What is being asked: The data below should be printed in full, exactly, and without any of its images.

======

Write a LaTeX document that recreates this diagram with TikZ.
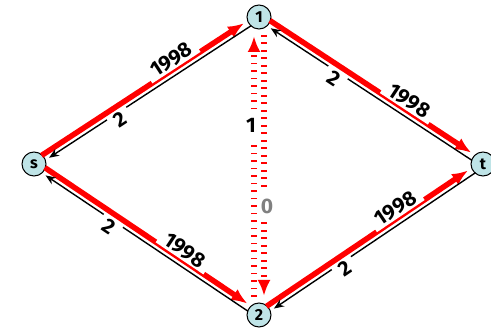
\documentclass[tikz,border=0pt]{standalone}
\usepackage{fontspec}
\setmainfont{Fira Sans}
\usetikzlibrary{calc,arrows.meta}
\definecolor{nodefill}{RGB}{191,228,231}
\definecolor{lblgray}{RGB}{128,128,128}
\begin{document}
\begin{tikzpicture}[x=1pt,y=-1pt,
  vert/.style={circle,draw=black,line width=1pt,fill=nodefill,minimum size=24pt,inner sep=0pt,font=\bfseries\fontsize{16}{16}\selectfont},
  flow/.style={draw=red,line width=5.5pt,-{Latex[length=16pt,width=13pt]},shorten <=11pt,shorten >=16pt},
  back/.style={draw=black,line width=1.4pt,-{Stealth[length=10pt,width=8pt]},shorten <=11pt,shorten >=16pt},
  elabel/.style={fill=white,inner xsep=6pt,inner ysep=2pt,font=\bfseries\fontsize{21}{21}\selectfont},
  vlabel/.style={fill=white,inner xsep=1pt,inner ysep=8pt,font=\bfseries\fontsize{21}{21}\selectfont},
  vflow/.style={draw=red,line width=5.5pt,dash pattern=on 1.7pt off 5.8pt,-{Latex[length=16pt,width=13pt]},shorten <=18pt,shorten >=19pt}]
\useasboundingbox (0,0) rectangle (491,331);
\node[vert] (s) at (34,164) {s};
\node[vert] (n1) at (259,17) {1};
\node[vert] (t) at (483,164) {t};
\node[vert] (n2) at (259,315) {2};
\newcommand\pairedge[2]{%
 \draw[flow] ($(#1)!3pt!90:(#2)$) -- node[elabel,pos=.64,sloped,above=-3pt]{1998} ($(#2)!3pt!-90:(#1)$);
 \draw[back] ($(#2)!3pt!90:(#1)$) -- node[elabel,pos=.64,sloped,below=-3pt]{2} ($(#1)!3pt!-90:(#2)$);}
\pairedge{s}{n1}
\pairedge{n1}{t}
\pairedge{s}{n2}
\pairedge{n2}{t}
\draw[vflow] ($(n2)!5pt!90:(n1)$) -- node[vlabel,pos=.635,xshift=-3pt]{1} ($(n1)!5pt!-90:(n2)$);
\draw[vflow] ($(n1)!5pt!90:(n2)$) -- node[vlabel,pos=.637,xshift=3pt,text=lblgray]{0} ($(n2)!5pt!-90:(n1)$);
\end{tikzpicture}
\end{document}
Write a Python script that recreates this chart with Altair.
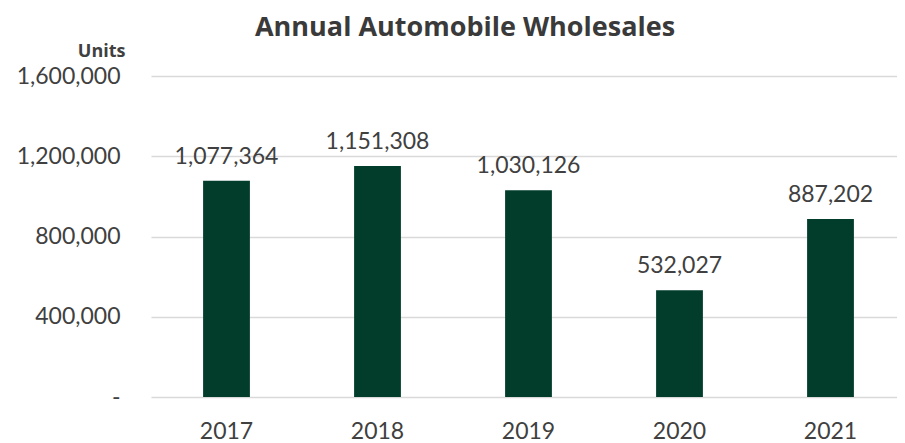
import altair as alt
import pandas as pd

years = ["2017", "2018", "2019", "2020", "2021"]
units = [1077364, 1151308, 1030126, 532027, 887202]
y_ticks = [0, 400000, 800000, 1200000, 1600000]

df = pd.DataFrame({"year": years, "units": units})

FONT = "Lato"
BOLD_FONT = "Open Sans"
TXT = "#404040"

x = alt.X(
    "year:N",
    sort=years,
    scale=alt.Scale(paddingInner=0.69, paddingOuter=0.345, range=[0, 755]),
    axis=alt.Axis(
        title=None, labelAngle=0, ticks=False, tickSize=0, domain=False,
        labelFontSize=23, labelFont=FONT, labelColor=TXT,
        labelPadding=34, labelBaseline="middle", grid=False,
    ),
)
y = alt.Y(
    "units:Q",
    scale=alt.Scale(domain=[0, 1600000], nice=False),
    axis=alt.Axis(
        values=y_ticks,
        labelExpr="datum.value == 0 ? '-\u00a0\u00a0' : format(datum.value, ',')",
        ticks=False, tickSize=0, domain=False,
        labelFontSize=23, labelFont=FONT, labelColor=TXT, labelPadding=31,
        labelBaseline="middle",
        gridColor="#D9D9D9", gridWidth=1.5,
        title="Units", titleAngle=0, titleAlign="right", titleBaseline="alphabetic",
        titleX=-26, titleY=-20, titleFont=BOLD_FONT, titleFontSize=18,
        titleFontWeight="bold", titleColor=TXT,
    ),
)

bars = alt.Chart(df).mark_bar(color="#023D2C").encode(x=x, y=y)
labels = alt.Chart(df).mark_text(
    baseline="alphabetic", dy=-17, fontSize=23, font=FONT, color=TXT
).encode(x=x, y=y, text=alt.Text("units:Q", format=","))

chart = (
    alt.layer(bars, labels)
    .properties(
        width=746,
        height=321,
        autosize=alt.AutoSizeParams(type="none"),
        padding={"left": 143, "top": 68, "right": 0, "bottom": 46},
        title=alt.Title(
            "Annual Automobile Wholesales",
            font=BOLD_FONT, fontSize=27, fontWeight="bold", color="#3a3a3a",
            anchor="middle", frame="group", dx=-59, dy=26,
            baseline="alphabetic", offset=5,
        ),
    )
    .configure_view(stroke=None)
)

chart.save("out.html", embed_options={"renderer": "svg", "actions": False})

======

Result of the exercise:
Write a LaTeX document that recreates this diagram with TikZ.
\documentclass[tikz,border=0pt]{standalone}
\usepackage{fontspec}
\setmainfont{Fira Sans}
\usetikzlibrary{calc,arrows.meta}
\definecolor{nodefill}{RGB}{191,228,231}
\definecolor{lblgray}{RGB}{128,128,128}
\begin{document}
\begin{tikzpicture}[x=1pt,y=-1pt,
  vert/.style={circle,draw=black,line width=1pt,fill=nodefill,minimum size=24pt,inner sep=0pt,font=\bfseries\fontsize{16}{16}\selectfont},
  flow/.style={draw=red,line width=5.5pt,-{Latex[length=16pt,width=13pt]},shorten <=11pt,shorten >=16pt},
  back/.style={draw=black,line width=1.4pt,-{Stealth[length=10pt,width=8pt]},shorten <=11pt,shorten >=16pt},
  elabel/.style={fill=white,inner xsep=6pt,inner ysep=2pt,font=\bfseries\fontsize{21}{21}\selectfont},
  vlabel/.style={fill=white,inner xsep=1pt,inner ysep=8pt,font=\bfseries\fontsize{21}{21}\selectfont},
  vflow/.style={draw=red,line width=5.5pt,dash pattern=on 1.7pt off 5.8pt,-{Latex[length=16pt,width=13pt]},shorten <=18pt,shorten >=19pt}]
\useasboundingbox (0,0) rectangle (491,331);
\node[vert] (s) at (34,164) {s};
\node[vert] (n1) at (259,17) {1};
\node[vert] (t) at (483,164) {t};
\node[vert] (n2) at (259,315) {2};
\newcommand\pairedge[2]{%
 \draw[flow] ($(#1)!3pt!90:(#2)$) -- node[elabel,pos=.64,sloped,above=-3pt]{1998} ($(#2)!3pt!-90:(#1)$);
 \draw[back] ($(#2)!3pt!90:(#1)$) -- node[elabel,pos=.64,sloped,below=-3pt]{2} ($(#1)!3pt!-90:(#2)$);}
\pairedge{s}{n1}
\pairedge{n1}{t}
\pairedge{s}{n2}
\pairedge{n2}{t}
\draw[vflow] ($(n2)!5pt!90:(n1)$) -- node[vlabel,pos=.635,xshift=-3pt]{1} ($(n1)!5pt!-90:(n2)$);
\draw[vflow] ($(n1)!5pt!90:(n2)$) -- node[vlabel,pos=.637,xshift=3pt,text=lblgray]{0} ($(n2)!5pt!-90:(n1)$);
\end{tikzpicture}
\end{document}
Write a Python script that recreates this chart with Altair.
import altair as alt
import pandas as pd

years = ["2017", "2018", "2019", "2020", "2021"]
units = [1077364, 1151308, 1030126, 532027, 887202]
y_ticks = [0, 400000, 800000, 1200000, 1600000]

df = pd.DataFrame({"year": years, "units": units})

FONT = "Lato"
BOLD_FONT = "Open Sans"
TXT = "#404040"

x = alt.X(
    "year:N",
    sort=years,
    scale=alt.Scale(paddingInner=0.69, paddingOuter=0.345, range=[0, 755]),
    axis=alt.Axis(
        title=None, labelAngle=0, ticks=False, tickSize=0, domain=False,
        labelFontSize=23, labelFont=FONT, labelColor=TXT,
        labelPadding=34, labelBaseline="middle", grid=False,
    ),
)
y = alt.Y(
    "units:Q",
    scale=alt.Scale(domain=[0, 1600000], nice=False),
    axis=alt.Axis(
        values=y_ticks,
        labelExpr="datum.value == 0 ? '-\u00a0\u00a0' : format(datum.value, ',')",
        ticks=False, tickSize=0, domain=False,
        labelFontSize=23, labelFont=FONT, labelColor=TXT, labelPadding=31,
        labelBaseline="middle",
        gridColor="#D9D9D9", gridWidth=1.5,
        title="Units", titleAngle=0, titleAlign="right", titleBaseline="alphabetic",
        titleX=-26, titleY=-20, titleFont=BOLD_FONT, titleFontSize=18,
        titleFontWeight="bold", titleColor=TXT,
    ),
)

bars = alt.Chart(df).mark_bar(color="#023D2C").encode(x=x, y=y)
labels = alt.Chart(df).mark_text(
    baseline="alphabetic", dy=-17, fontSize=23, font=FONT, color=TXT
).encode(x=x, y=y, text=alt.Text("units:Q", format=","))

chart = (
    alt.layer(bars, labels)
    .properties(
        width=746,
        height=321,
        autosize=alt.AutoSizeParams(type="none"),
        padding={"left": 143, "top": 68, "right": 0, "bottom": 46},
        title=alt.Title(
            "Annual Automobile Wholesales",
            font=BOLD_FONT, fontSize=27, fontWeight="bold", color="#3a3a3a",
            anchor="middle", frame="group", dx=-59, dy=26,
            baseline="alphabetic", offset=5,
        ),
    )
    .configure_view(stroke=None)
)

chart.save("out.html", embed_options={"renderer": "svg", "actions": False})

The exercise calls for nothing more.